The singer Derek Webb puts the law-as-salvation idea like this in his song, A New Law:

"Don't teach me how to live like a free man;
just give me a new law...

What's the use in trading a law you can never keep
for one you can that cannot get you anything?
Do not be afraid.
Do not be afraid.
Do not be afraid."

In conclusion, I don't want to be like a Pharisee!  ("Cause they're not fair, you see...")  The law will never save me, but can only show me that I'm not good enough to save myself by being good.


SO THERE'S OPTION B:
Let the Law Show Me I'll Never Be Good Enough &
Let Jesus Fix Me (Trust Jesus to Save Me)

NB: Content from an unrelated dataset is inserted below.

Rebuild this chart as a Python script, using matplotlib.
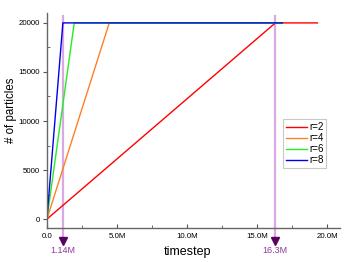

Our pastor, Ricky, last Sunday, preached a very helpful sermon about pride.  He told the story of a Bible translator working in an African village who decided the most appropriate translation of the word "believe" would be the local word for "collapse".  The idea was that we have no hope of keeping God's beautiful, perfect law, and so all we can do is give up our pride and collapse on him, and that this is all it takes to receive everything God so lovingly and freely offers us.  In this translator's words, the famous verse, John 3:16, reads like this:

"For God so loved the world that whoever collapses on him shall not perish but have eternal life."

That translation gave me a lot of hope, because I have been finding over time that I am not good enough to be a Christian, that is, if being a Christian means being perfect.

Good thing it doesn't.  But, if I know anything, I do know how to collapse!


ART THAT IS HUMBLE AND FREE

As an artist, I feel this sense of calling to create art that is not proud, but humble.  There seems to be a protected confidence in being humble, a confidence that is not arrogant, but rather confident in the love of One outside myself, this father in the sky who is also as close as breath and both knows me intimately and loves me dearly, evil and messed up though I be.

I also feel a sense of calling to create art that is an expression of freedom.  And I believe that the only way to know true freedom is to know true love.  And I believe the Bible when it says that the only true love is from God, the grand romantic of all time.  A favorite band of mine, Caedmon's Call, sings in their song, Bombay Rain,

"Honey, all the things that I have seen
But most amazing of them all is the grace that we believe in
That we are known and loved, loved and known."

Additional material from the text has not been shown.